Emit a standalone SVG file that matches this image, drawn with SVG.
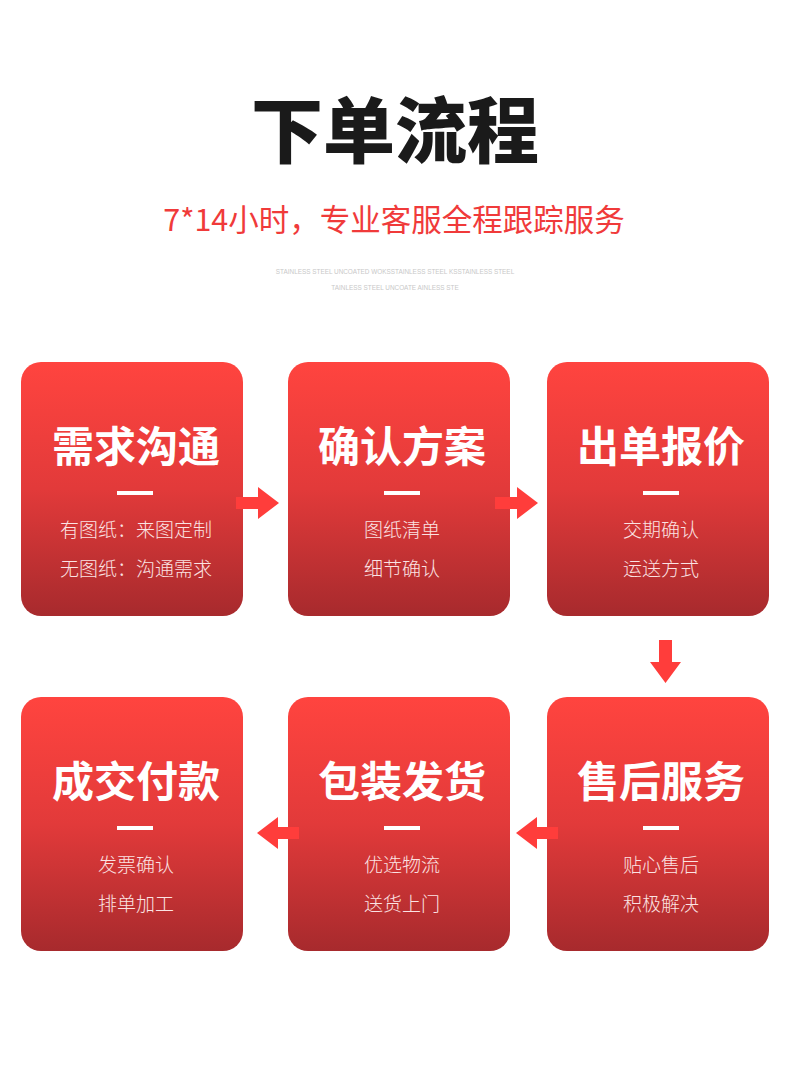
<svg xmlns="http://www.w3.org/2000/svg" width="790" height="1071" viewBox="0 0 790 1071">
<defs>
<linearGradient id="g" x1="0" y1="0" x2="0" y2="1">
<stop offset="0" stop-color="#ff443f"/>
<stop offset="0.5" stop-color="#e23a3a"/>
<stop offset="1" stop-color="#a72a2d"/>
</linearGradient>
<style>
.card{fill:url(#g)}
.t{font-family:"Noto Sans CJK SC","Noto Sans",sans-serif;font-weight:700;font-size:42px;fill:#fff;text-anchor:middle}
.s{font-family:"Noto Sans CJK SC","Noto Sans",sans-serif;font-weight:300;font-size:19px;fill:#fbe3e3;text-anchor:middle}
.bar{fill:#fff}
.arr{fill:#ff3d3b}
</style>
</defs>
<rect width="790" height="1071" fill="#fff"/>
<text x="395" y="157" font-family="'Noto Sans CJK SC',sans-serif" font-weight="900" font-size="72" fill="#1a1a1a" text-anchor="middle">下单流程</text>
<text x="394" y="231" font-family="'Noto Sans CJK SC',sans-serif" font-weight="400" font-size="30.5" fill="#f03a3a" text-anchor="middle">7*14小时，专业客服全程跟踪服务</text>
<text x="395" y="274" font-family="'Liberation Sans',sans-serif" font-size="6.4" fill="#c8c8c8" text-anchor="middle">STAINLESS STEEL UNCOATED WOKSSTAINLESS STEEL KSSTAINLESS STEEL</text>
<text x="395" y="290" font-family="'Liberation Sans',sans-serif" font-size="6.4" fill="#c8c8c8" text-anchor="middle">TAINLESS STEEL UNCOATE AINLESS STE</text>

<g id="n1"><rect class="card" x="21" y="362" width="222" height="254" rx="20"/><text class="t" x="136" y="462">需求沟通</text><rect class="bar" x="117" y="491" width="36" height="4"/><text class="s" x="136" y="537">有图纸：来图定制</text><text class="s" x="136" y="576">无图纸：沟通需求</text></g>
<g id="n2"><rect class="card" x="288" y="362" width="222" height="254" rx="20"/><text class="t" x="402" y="462">确认方案</text><rect class="bar" x="384" y="491" width="36" height="4"/><text class="s" x="402" y="537">图纸清单</text><text class="s" x="402" y="576">细节确认</text></g>
<g id="n3"><rect class="card" x="547" y="362" width="222" height="254" rx="20"/><text class="t" x="661" y="462">出单报价</text><rect class="bar" x="643" y="491" width="36" height="4"/><text class="s" x="661" y="537">交期确认</text><text class="s" x="661" y="576">运送方式</text></g>
<g id="n4"><rect class="card" x="547" y="697" width="222" height="254" rx="20"/><text class="t" x="661" y="797">售后服务</text><rect class="bar" x="643" y="826" width="36" height="4"/><text class="s" x="661" y="872">贴心售后</text><text class="s" x="661" y="911">积极解决</text></g>
<g id="n5"><rect class="card" x="288" y="697" width="222" height="254" rx="20"/><text class="t" x="402" y="797">包装发货</text><rect class="bar" x="384" y="826" width="36" height="4"/><text class="s" x="402" y="872">优选物流</text><text class="s" x="402" y="911">送货上门</text></g>
<g id="n6"><rect class="card" x="21" y="697" width="222" height="254" rx="20"/><text class="t" x="136" y="797">成交付款</text><rect class="bar" x="117" y="826" width="36" height="4"/><text class="s" x="136" y="872">发票确认</text><text class="s" x="136" y="911">排单加工</text></g>

<g id="connectors">
<polygon class="arr" points="236,497 258,497 258,487 279,503 258,519 258,509 236,509"/>
<polygon class="arr" points="495,497 517,497 517,487 538,503 517,519 517,509 495,509"/>
<polygon class="arr" points="659,640 672,640 672,662 681,662 665.5,683 650,662 659,662"/>
<polygon class="arr" points="558,827 537,827 537,817 516,833 537,849 537,839 558,839"/>
<polygon class="arr" points="299,827 278,827 278,817 257,833 278,849 278,839 299,839"/>
</g>
</svg>
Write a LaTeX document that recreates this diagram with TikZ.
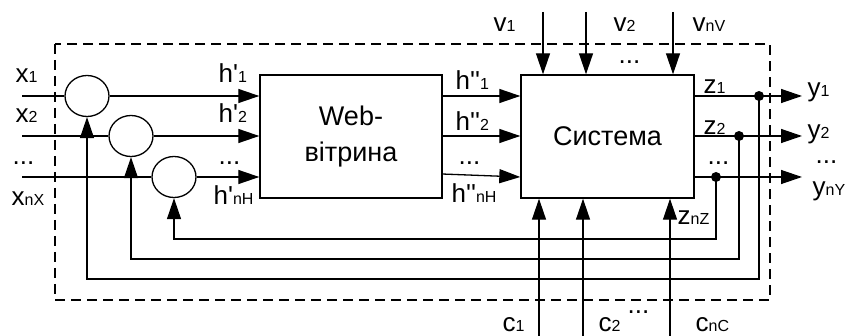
\documentclass[tikz,border=0pt]{standalone}
\usepackage{fontspec}
\setmainfont{Liberation Sans}
\usetikzlibrary{arrows.meta,shapes.geometric}
\newcommand\sbs[1]{{\fontsize{16}{16}\selectfont #1}}
\newcommand\pr{\textquotesingle}
\begin{document}
\begin{tikzpicture}[x=1pt,y=-1pt,line width=1.3pt,
  lbl/.style={inner sep=0pt,anchor=base west,font=\fontsize{26}{26}\selectfont},
  sumnode/.style={draw,ellipse,minimum width=44pt,minimum height=41pt,inner sep=0pt},
  blk/.style={draw,line width=1.4pt,inner sep=0pt,font=\fontsize{27}{36}\selectfont,align=center},
  arr/.style={-{Triangle[length=21pt,width=14pt]}},
  dashbox/.style={dash pattern=on 10pt off 6pt,line width=1.2pt}]
\useasboundingbox (0,0) rectangle (845,336);
% dashed frame
\draw[dashbox] (55,44) rectangle (770,300);
% blocks
\node[sumnode] (s1) at (87,96) {};
\node[sumnode] (s2) at (131,136) {};
\node[sumnode] (s3) at (174,177) {};
\node[blk,minimum width=182pt,minimum height=123pt] (web) at (351,136.5) {Web-\\вітрина};
\node[blk,minimum width=173pt,minimum height=123pt] (sys) at (607.5,136.5) {Система};
% free ends
\coordinate (x1) at (22,96);
\coordinate (x2) at (22,136);
\coordinate (x3) at (22,177);
\coordinate (o1) at (802,96);
\coordinate (o2) at (802,136);
\coordinate (o3) at (802,177);
\coordinate (d1) at (759,96);
\coordinate (d2) at (739,136);
\coordinate (d3) at (716,177);
\coordinate (b1) at (0,279);
\coordinate (b2) at (0,259);
\coordinate (b3) at (0,239);
\coordinate (v1) at (543,12);
\coordinate (v2) at (586,12);
\coordinate (v3) at (673,12);
\coordinate (c1) at (539,336);
\coordinate (c2) at (583,336);
\coordinate (c3) at (670,336);
\coordinate (h3) at (442,174);
% inputs
\draw (x1) -- (s1);
\draw (x2) -- (s2);
\draw (x3) -- (s3);
\draw[arr] (s1) -- (s1 -| web.west);
\draw[arr] (s2) -- (s2 -| web.west);
\draw[arr] (s3) -- (s3 -| web.west);
% web -> system
\draw[arr] (web.east |- s1) -- (sys.west |- s1);
\draw[arr] (web.east |- s2) -- (sys.west |- s2);
\draw[arr] (h3) -- (sys.west |- s3);
% outputs
\draw[arr] (sys.east |- s1) -- (o1);
\draw[arr] (sys.east |- s2) -- (o2);
\draw[arr] (sys.east |- s3) -- (o3);
\fill (d1) circle (5pt);
\fill (d2) circle (5pt);
\fill (d3) circle (5pt);
% feedback
\draw[arr] (d1) -- (d1 |- b1) -| (s1.south);
\draw[arr] (d2) -- (d2 |- b2) -| (s2.south);
\draw[arr] (d3) -- (d3 |- b3) -| (s3.south);
% disturbances
\draw[arr] (v1) -- (v1 |- sys.north);
\draw[arr] (v2) -- (v2 |- sys.north);
\draw[arr] (v3) -- (v3 |- sys.north);
\draw[arr] (c1) -- (c1 |- sys.south);
\draw[arr] (c2) -- (c2 |- sys.south);
\draw[arr] (c3) -- (c3 |- sys.south);
% labels
\node[lbl] (lx1) at (15,83) {x\sbs{1}};
\node[lbl] (lx2) at (15,123) {x\sbs{2}};
\node[lbl] (lx3) at (12,165) {...};
\node[lbl] (lx4) at (11,206) {x\sbs{nX}};
\node[lbl] (lh1) at (218,83) {h\pr\sbs{1}};
\node[lbl] (lh2) at (218,123) {h\pr\sbs{2}};
\node[lbl] (lh3) at (218,165) {...};
\node[lbl] (lh4) at (213,205) {h\pr\sbs{nH}};
\node[lbl] (lg1) at (455,90) {h\pr\pr\sbs{1}};
\node[lbl] (lg2) at (455,131) {h\pr\pr\sbs{2}};
\node[lbl] (lg3) at (458,165) {...};
\node[lbl] (lg4) at (451,203) {h\pr\pr\sbs{nH}};
\node[lbl] (lv1) at (493,32) {v\sbs{1}};
\node[lbl] (lv2) at (613,32) {v\sbs{2}};
\node[lbl] (lv3) at (692,32) {v\sbs{nV}};
\node[lbl] (lv4) at (618,64) {...};
\node[lbl] (lz1) at (703,94) {z\sbs{1}};
\node[lbl] (lz2) at (703,135) {z\sbs{2}};
\node[lbl] (lz3) at (707,165) {...};
\node[lbl] (lz4) at (677,225) {z\sbs{nZ}};
\node[lbl] (ly1) at (807,97) {y\sbs{1}};
\node[lbl] (ly2) at (807,139) {y\sbs{2}};
\node[lbl] (ly3) at (815,164) {...};
\node[lbl] (ly4) at (812,196) {y\sbs{nY}};
\node[lbl] (lc1) at (502,331) {c\sbs{1}};
\node[lbl] (lc2) at (598,331) {c\sbs{2}};
\node[lbl] (lc3) at (695,331) {c\sbs{nC}};
\node[lbl] (lc4) at (627,313) {...};
\end{tikzpicture}
\end{document}
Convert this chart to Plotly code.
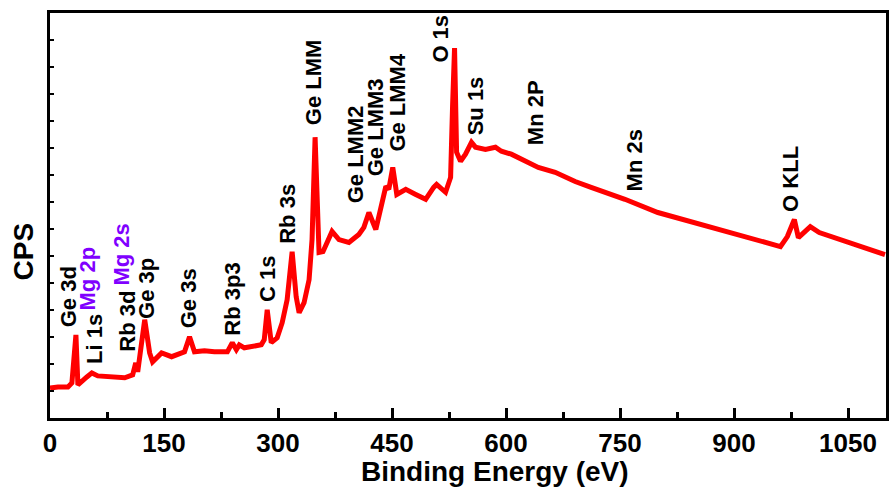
◆ ◆ ◆ ◆ ◆ ◆ ◆
TO DO: In the entries above, find each line with the word "this" and show it.

FULL SOLUTION:
Emit a standalone SVG file that matches this image, drawn with SVG.
Write a LaTeX document that recreates this diagram with TikZ.
Convert this chart to Plotly code.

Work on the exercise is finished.